In practice, advanced computer vision often starts with:

intrinsics such as focal lengths and optical center
distortion coefficients for radial and tangential distortion
extrinsics between cameras and the body frame
synchronization across sensors and compute nodes

This is one reason OpenCV calibration tools remain important even in deep-learning pipelines. If the image geometry is inconsistent, depth, stitching, epipolar constraints, and multi-camera fusion all degrade.

import cv2 as cv
import numpy as np

frame = cv.imread("road_scene.jpg")
camera_matrix = np.array([
    [fx, 0, cx],
    [0, fy, cy],
    [0,  0,  1],
], dtype=np.float32)
dist_coeffs = np.array([k1, k2, p1, p2, k3], dtype=np.float32)

undistorted = cv.undistort(frame, camera_matrix, dist_coeffs)

That single undistortion step can reduce downstream errors in lane fitting, feature tracking, and multi-camera alignment.

The practical computer vision pipeline

A useful way to think about advanced computer vision is as a layered pipeline:

Capture: acquire synchronized frames with known timing.
Calibrate and rectify: correct distortion and align geometry.
Preprocess: resize, normalize, denoise, or convert color spaces.
Perceive: detect objects, segment classes, estimate flow or depth.
Track: stabilize detections over time and estimate motion.
Fuse: combine vision with radar, LiDAR, IMU, odometry, or maps.
Decide: pass structured outputs to planning or control.

This layered view matters because many real failures come from the interfaces between stages, not from the model headline itself. A detector can be accurate in isolation and still fail in production if calibration is stale or the timestamps are misaligned.

What “advanced” really means in modern vision

In day-to-day engineering, advanced computer vision usually means combining several levels of reasoning instead of relying on one handcrafted trick.

1. Detection

Detection predicts what objects are present and where they are. This is the world of YOLO-style real-time detectors and larger transformer-based detectors. For many systems, detection is the first semantic layer that turns pixels into entities: vehicles, pedestrians, bikes, cones, or signs.

2. Segmentation

Segmentation goes beyond boxes. It asks which pixels belong to lanes, curb, sidewalk, road, sky, vehicle, or person. That matters when the system needs drivable-area estimation or precise free-space boundaries instead of only rough boxes.

3. Depth and geometry

Depth can come from stereo disparity, structure from motion, multi-view triangulation, or learned monocular depth models. In production systems, metric depth from vision alone is often less reliable than fused depth, but relative structure from vision remains extremely valuable.

4. Motion and tracking

A single frame can be ambiguous. Tracking over time makes vision more robust. This includes optical flow, keypoint tracking, re-identification, motion estimation, and multi-object tracking. In autonomous systems, temporal stability is often as important as per-frame accuracy.

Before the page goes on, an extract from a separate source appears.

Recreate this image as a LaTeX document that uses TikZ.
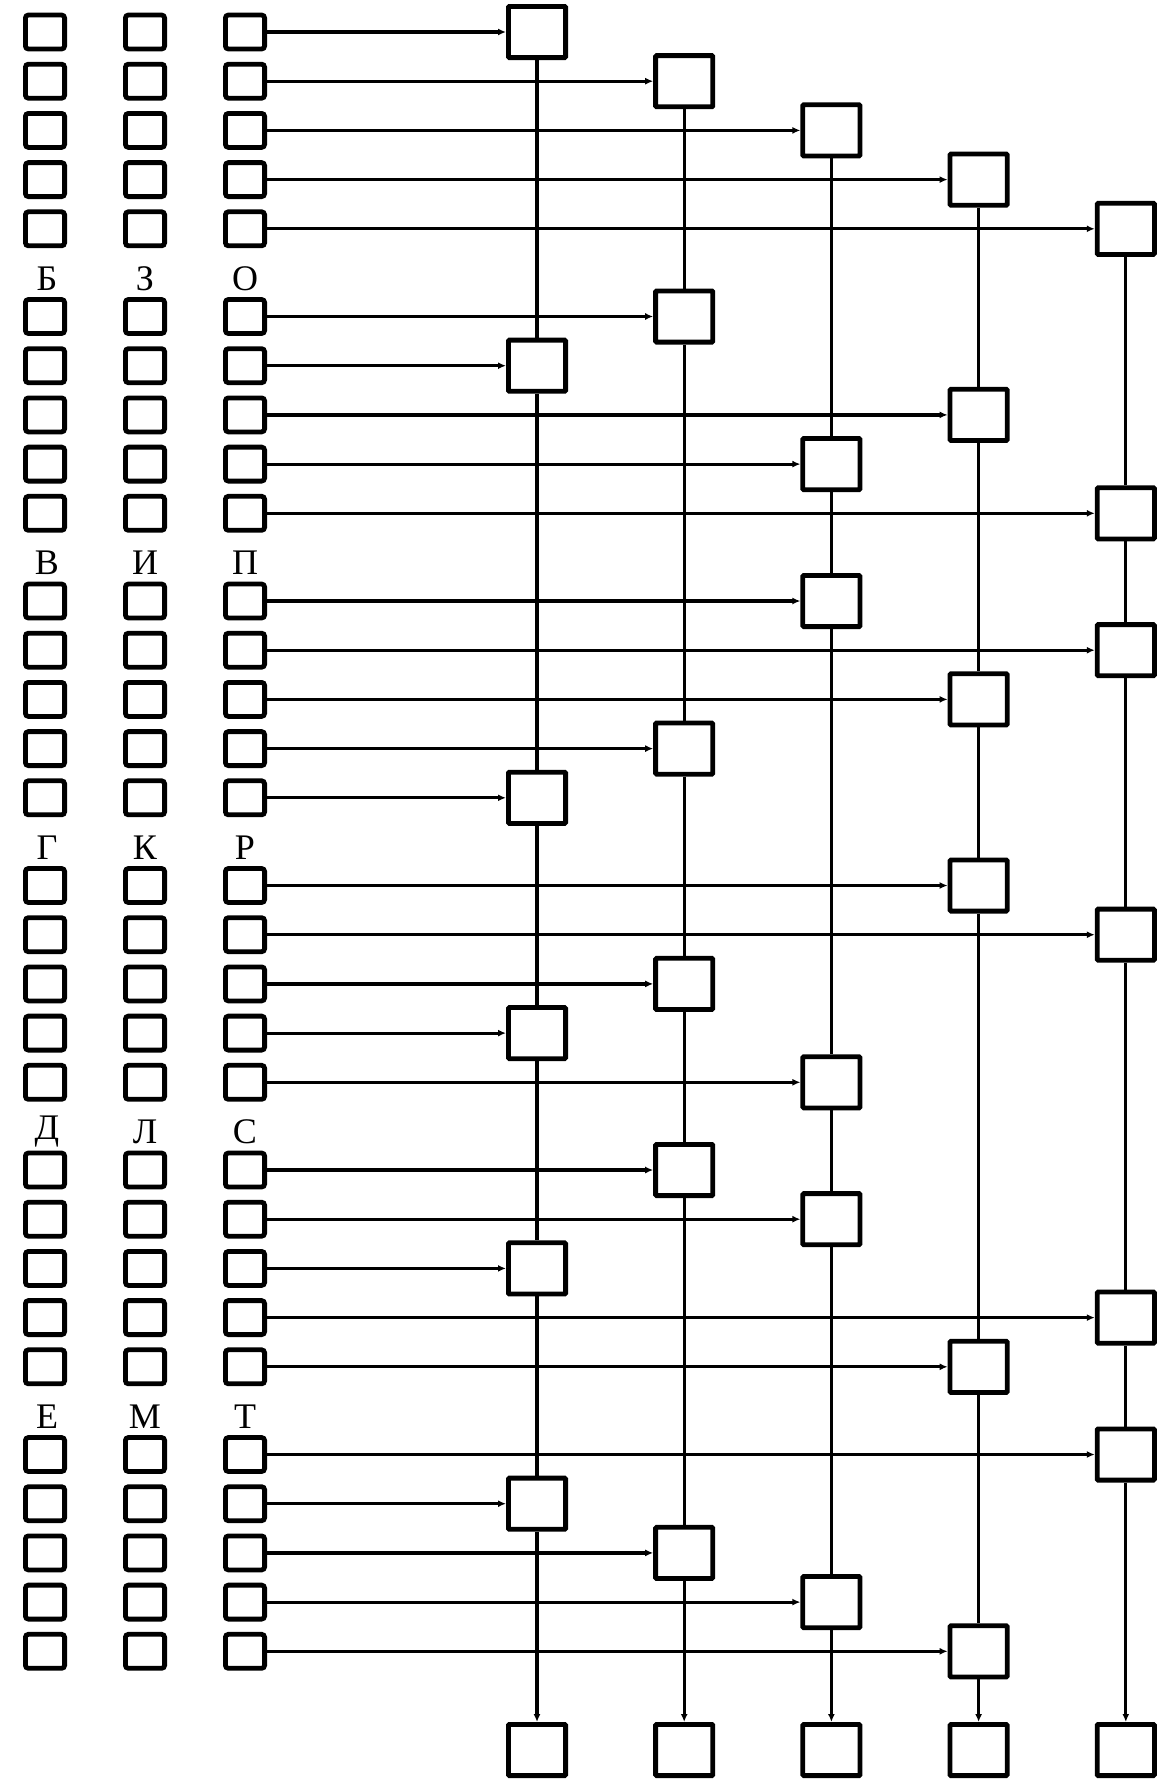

Classical vision still matters

Deep learning dominates many benchmarks, but classical computer vision is still useful for real systems because it is interpretable, cheap, and often a strong debugging tool. Engineers still use:

thresholding and color filtering
edge detection and Hough transforms
homography and perspective transforms
feature matching and bundle adjustment
PnP, epipolar geometry, and triangulation

Even simple pipelines show how multiple image-processing stages work together before a final decision is made. Source: Wikimedia Commons, Lane Detection Algorithm.svg.

These methods are especially helpful when building baselines, validating learned models, or narrowing down whether a failure is caused by geometry, data quality, or the network itself.

Where advanced vision becomes difficult

Real-world scenes are messy. A system may work well in daytime testing and fail in heavy glare, rain, or crowded urban environments. Some of the hardest problems are:

small or distant objects
occlusion between dynamic agents
weather and low light
domain shift between training data and deployment scenes
latency and compute limits on edge hardware
uncertainty that is not communicated clearly to planning

This is why advanced vision is rarely just about model accuracy. It is also about timing budgets, hardware constraints, calibration lifecycle, monitoring, and fallback behavior.

What good engineers watch closely

If you are reviewing a production vision system, these questions matter more than a flashy benchmark slide:

How often is calibration checked and refreshed?
How stable is performance across weather and lighting conditions?
What is the end-to-end latency from frame capture to output?
How is temporal consistency enforced?
Which failures are handled by fusion with other sensors?
How is uncertainty exposed to downstream planning or control?

Those questions usually reveal whether the vision stack is a research demo or an engineering system that can survive outside the lab.

Conclusion

Advanced computer vision is best understood as a full pipeline that converts raw pixels into reliable scene understanding. Calibration, geometry, preprocessing, learned perception, temporal tracking, and sensor fusion all matter. When those pieces work together, cameras become one of the richest sensors in robotics and autonomous driving. When they do not, even a strong model can become unreliable very quickly.